**Objective**
Exclude images, then output the remaining data verbatim.

**Data lines**
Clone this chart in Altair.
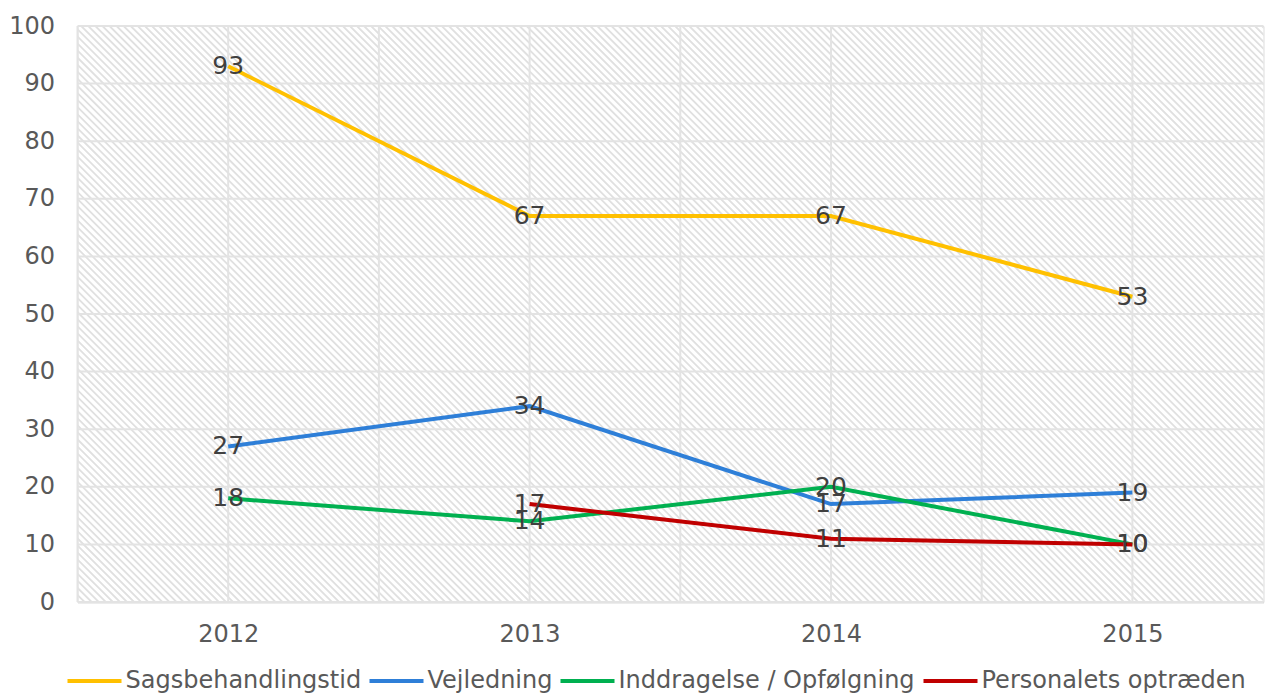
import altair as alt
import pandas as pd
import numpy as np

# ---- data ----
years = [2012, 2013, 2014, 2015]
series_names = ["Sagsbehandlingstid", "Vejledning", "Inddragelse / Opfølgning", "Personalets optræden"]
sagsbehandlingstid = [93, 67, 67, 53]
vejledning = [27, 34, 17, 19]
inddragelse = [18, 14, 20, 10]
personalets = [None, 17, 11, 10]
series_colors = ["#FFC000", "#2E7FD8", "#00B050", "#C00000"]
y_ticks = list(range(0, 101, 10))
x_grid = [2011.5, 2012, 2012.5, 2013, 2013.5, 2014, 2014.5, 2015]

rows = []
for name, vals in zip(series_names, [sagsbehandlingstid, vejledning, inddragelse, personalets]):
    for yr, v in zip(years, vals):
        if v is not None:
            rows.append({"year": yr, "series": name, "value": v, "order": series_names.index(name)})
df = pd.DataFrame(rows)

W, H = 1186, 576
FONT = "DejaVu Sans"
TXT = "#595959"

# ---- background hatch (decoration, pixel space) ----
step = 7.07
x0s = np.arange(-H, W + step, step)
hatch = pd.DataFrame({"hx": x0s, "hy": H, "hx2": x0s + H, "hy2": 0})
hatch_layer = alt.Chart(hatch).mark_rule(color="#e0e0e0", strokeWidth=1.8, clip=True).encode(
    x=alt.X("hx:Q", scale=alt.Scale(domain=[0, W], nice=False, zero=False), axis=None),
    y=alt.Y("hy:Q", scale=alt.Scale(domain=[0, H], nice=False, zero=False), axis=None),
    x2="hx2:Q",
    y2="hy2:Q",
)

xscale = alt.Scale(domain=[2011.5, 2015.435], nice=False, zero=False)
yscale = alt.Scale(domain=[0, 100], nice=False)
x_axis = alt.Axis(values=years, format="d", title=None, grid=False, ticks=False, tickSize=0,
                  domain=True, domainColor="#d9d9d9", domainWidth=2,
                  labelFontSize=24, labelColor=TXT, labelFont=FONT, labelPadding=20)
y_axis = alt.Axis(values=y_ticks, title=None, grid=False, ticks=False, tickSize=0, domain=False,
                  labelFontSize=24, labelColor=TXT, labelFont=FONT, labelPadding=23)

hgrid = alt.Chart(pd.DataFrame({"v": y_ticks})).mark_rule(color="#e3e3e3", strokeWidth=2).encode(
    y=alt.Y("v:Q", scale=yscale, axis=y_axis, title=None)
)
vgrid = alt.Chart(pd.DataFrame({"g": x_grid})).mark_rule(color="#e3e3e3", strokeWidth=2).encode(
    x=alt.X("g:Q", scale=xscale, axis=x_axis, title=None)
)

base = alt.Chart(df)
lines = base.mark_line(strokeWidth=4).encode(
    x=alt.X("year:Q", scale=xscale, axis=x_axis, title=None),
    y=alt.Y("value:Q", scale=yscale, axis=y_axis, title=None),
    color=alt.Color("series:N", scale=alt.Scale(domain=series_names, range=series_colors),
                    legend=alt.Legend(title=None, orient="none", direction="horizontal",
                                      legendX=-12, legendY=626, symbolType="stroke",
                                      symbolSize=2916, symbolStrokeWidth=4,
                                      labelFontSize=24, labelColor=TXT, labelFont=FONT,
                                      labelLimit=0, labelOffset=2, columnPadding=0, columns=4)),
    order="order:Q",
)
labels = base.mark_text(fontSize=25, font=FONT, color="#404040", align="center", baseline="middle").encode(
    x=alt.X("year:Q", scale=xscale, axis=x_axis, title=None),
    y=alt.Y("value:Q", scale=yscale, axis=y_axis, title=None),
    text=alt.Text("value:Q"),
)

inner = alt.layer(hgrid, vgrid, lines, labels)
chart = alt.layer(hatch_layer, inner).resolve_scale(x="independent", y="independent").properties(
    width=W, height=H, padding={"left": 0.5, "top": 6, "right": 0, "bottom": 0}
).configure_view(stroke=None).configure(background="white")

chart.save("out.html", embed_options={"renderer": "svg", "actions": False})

**Correct answer**
Clone this chart in Altair.
import altair as alt
import pandas as pd
import numpy as np

# ---- data ----
years = [2012, 2013, 2014, 2015]
series_names = ["Sagsbehandlingstid", "Vejledning", "Inddragelse / Opfølgning", "Personalets optræden"]
sagsbehandlingstid = [93, 67, 67, 53]
vejledning = [27, 34, 17, 19]
inddragelse = [18, 14, 20, 10]
personalets = [None, 17, 11, 10]
series_colors = ["#FFC000", "#2E7FD8", "#00B050", "#C00000"]
y_ticks = list(range(0, 101, 10))
x_grid = [2011.5, 2012, 2012.5, 2013, 2013.5, 2014, 2014.5, 2015]

rows = []
for name, vals in zip(series_names, [sagsbehandlingstid, vejledning, inddragelse, personalets]):
    for yr, v in zip(years, vals):
        if v is not None:
            rows.append({"year": yr, "series": name, "value": v, "order": series_names.index(name)})
df = pd.DataFrame(rows)

W, H = 1186, 576
FONT = "DejaVu Sans"
TXT = "#595959"

# ---- background hatch (decoration, pixel space) ----
step = 7.07
x0s = np.arange(-H, W + step, step)
hatch = pd.DataFrame({"hx": x0s, "hy": H, "hx2": x0s + H, "hy2": 0})
hatch_layer = alt.Chart(hatch).mark_rule(color="#e0e0e0", strokeWidth=1.8, clip=True).encode(
    x=alt.X("hx:Q", scale=alt.Scale(domain=[0, W], nice=False, zero=False), axis=None),
    y=alt.Y("hy:Q", scale=alt.Scale(domain=[0, H], nice=False, zero=False), axis=None),
    x2="hx2:Q",
    y2="hy2:Q",
)

xscale = alt.Scale(domain=[2011.5, 2015.435], nice=False, zero=False)
yscale = alt.Scale(domain=[0, 100], nice=False)
x_axis = alt.Axis(values=years, format="d", title=None, grid=False, ticks=False, tickSize=0,
                  domain=True, domainColor="#d9d9d9", domainWidth=2,
                  labelFontSize=24, labelColor=TXT, labelFont=FONT, labelPadding=20)
y_axis = alt.Axis(values=y_ticks, title=None, grid=False, ticks=False, tickSize=0, domain=False,
                  labelFontSize=24, labelColor=TXT, labelFont=FONT, labelPadding=23)

hgrid = alt.Chart(pd.DataFrame({"v": y_ticks})).mark_rule(color="#e3e3e3", strokeWidth=2).encode(
    y=alt.Y("v:Q", scale=yscale, axis=y_axis, title=None)
)
vgrid = alt.Chart(pd.DataFrame({"g": x_grid})).mark_rule(color="#e3e3e3", strokeWidth=2).encode(
    x=alt.X("g:Q", scale=xscale, axis=x_axis, title=None)
)

base = alt.Chart(df)
lines = base.mark_line(strokeWidth=4).encode(
    x=alt.X("year:Q", scale=xscale, axis=x_axis, title=None),
    y=alt.Y("value:Q", scale=yscale, axis=y_axis, title=None),
    color=alt.Color("series:N", scale=alt.Scale(domain=series_names, range=series_colors),
                    legend=alt.Legend(title=None, orient="none", direction="horizontal",
                                      legendX=-12, legendY=626, symbolType="stroke",
                                      symbolSize=2916, symbolStrokeWidth=4,
                                      labelFontSize=24, labelColor=TXT, labelFont=FONT,
                                      labelLimit=0, labelOffset=2, columnPadding=0, columns=4)),
    order="order:Q",
)
labels = base.mark_text(fontSize=25, font=FONT, color="#404040", align="center", baseline="middle").encode(
    x=alt.X("year:Q", scale=xscale, axis=x_axis, title=None),
    y=alt.Y("value:Q", scale=yscale, axis=y_axis, title=None),
    text=alt.Text("value:Q"),
)

inner = alt.layer(hgrid, vgrid, lines, labels)
chart = alt.layer(hatch_layer, inner).resolve_scale(x="independent", y="independent").properties(
    width=W, height=H, padding={"left": 0.5, "top": 6, "right": 0, "bottom": 0}
).configure_view(stroke=None).configure(background="white")

chart.save("out.html", embed_options={"renderer": "svg", "actions": False})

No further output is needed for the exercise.